Shop class, once a staple of American high schools, has been nearly decimated by the digital age. High school students have little time for electives, and when they do, they often choose technology classes. Schools are selling off their circular saws to buy computer labs, and trading in their welding tools for web-cams. After all, why do our kids need to know how to build a birdhouse when they can buy one at Home Depot for $9.99?

Some are calling for the return of shop class. In his 2009 book, Shop Class as Soulcraft, Mathew Crawford praises the benefits of learning how to do manual work. In a time where most of our work is intangible, working with our hands can bring a sense of satisfaction that is lacking in our virtual lives. Even if one doesn’t go into a manual trade, the ability to make and fix the utilities we need can help us “live concretely in an abstract world.”

Mark Leeper was a Civil Engineer before deciding to become a math teacher at Menlo-Atherton High School. Once he got there, he found more personal reward in the hands-on nature of teaching woodshop. After two decades of helping kids learn woodworking, he has seen every type of student benefit from the lessons of practical experience. Here is a list of reasons why every student should consider taking shop class:

Become Self-Reliant

The generation before us sewed their own clothes, changed their own oil, and built their own fences. But now, Crawford writes, “What ordinary people once made, they buy, and what they once fixed for themselves, they replace entirely or hire an expert to repair.” This leads to a feeling of dependence, of being unable to navigate the world on one’s own. Leeper has seen his students learn to be practical by acquiring the know-how they’ll need to survive. Once they’ve designed and created their own step stool, they’re more willing to look at a broken faucet and think, I can fix that. This not only saves money, but helps people feel more in control of their own lives.

Understand the Principals of Math and Science

“Project-based learning” is a buzz phrase in education. Students learn better, it is proposed, when learning grows organically out of an interesting project. Shop class, says Leeper, is the original project-based laboratory. Students must learn math and physics if their projects are to succeed. The Pythagorean theorem, fractions, and geometry all come to life when it’s time to build an octagonal end table.

Learn the Value of Persistence

Most classes in school emphasize getting the right answer the first time. Students become fearful of doing things the wrong way, and may become discouraged about trying at all. But in shop class, persistence is encouraged. There’s more than one way to get something done. And if something goes wrong, it can be undone and fixed. Shop class teaches our children to persevere, to look beyond the first failure and keep trying until they succeed.

Find Satisfaction in Taking a Project from Start to Finish

Studies are starting to show that initiative and hard work may be more critical to success than intelligence. Shop class is one of the few places where students are encouraged to envision a project and then figure out a plan to make it happen. There is no better way to stimulate creativity and problem-solving than to allow a student free reign with a room full of power tools, doing work that fully engages his mind and his body. He’ll never forget the satisfaction of pointing to a project and saying, “I made that.”

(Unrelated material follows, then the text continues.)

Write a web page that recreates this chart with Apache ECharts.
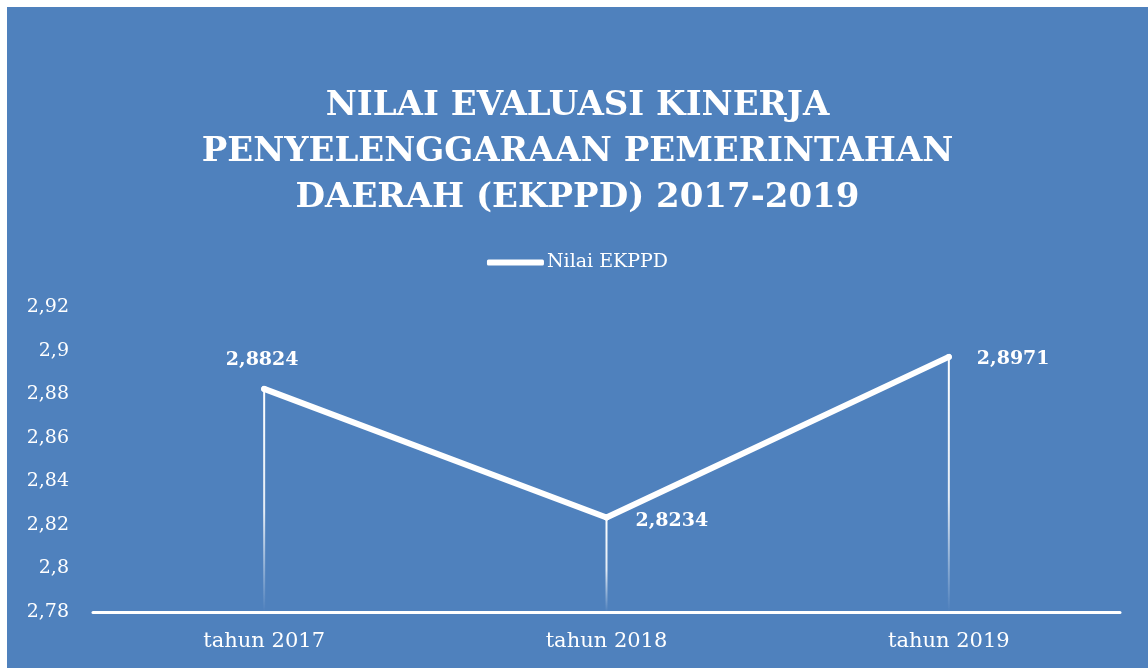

Help Students Find Their Strengths

Not every student finds school easy. It is an institution that emphasizes intellectual ability over all other talents. Shop class is one of the few places where students are encouraged to explore other skills. “It is important for our children to experience a variety of opportunities in school,” Leeper points out. “That’s how they can determine at what they can be successful.” Once a child feels capable in one area, his confidence will carry over to the rest of his activities. 

Launch a Hands-on Career

Our country works because we have all kinds of different people doing a variety of work. We do need engineers and lawyers, but we also need skilled electricians and plumbers. Job satisfaction in these trades is good, explains General Contractor Dave Wilson, because, “There’s nothing like taking an idea, a concept, and turning it into a tangible thing.” Additionally, these jobs offer security because they cannot be out-sourced or off-shored. And shop skills are also important for white-collar jobs. Leeper has had many graduates call to thank him for being a critical part of their education, including a helicopter designer and the founders of Ladera Longboards skateboard company.

Every child can benefit from a year of shop class. Whether it’s to improve her math skills, her perseverance, or her career options, she’s sure to enjoy the experience of developing and producing her own projects. Or, as Crawford more eloquently puts it, she’ll find fulfillment in “seeking out the cracks where individual agency and the love of knowledge can be realized today, in one’s own life.”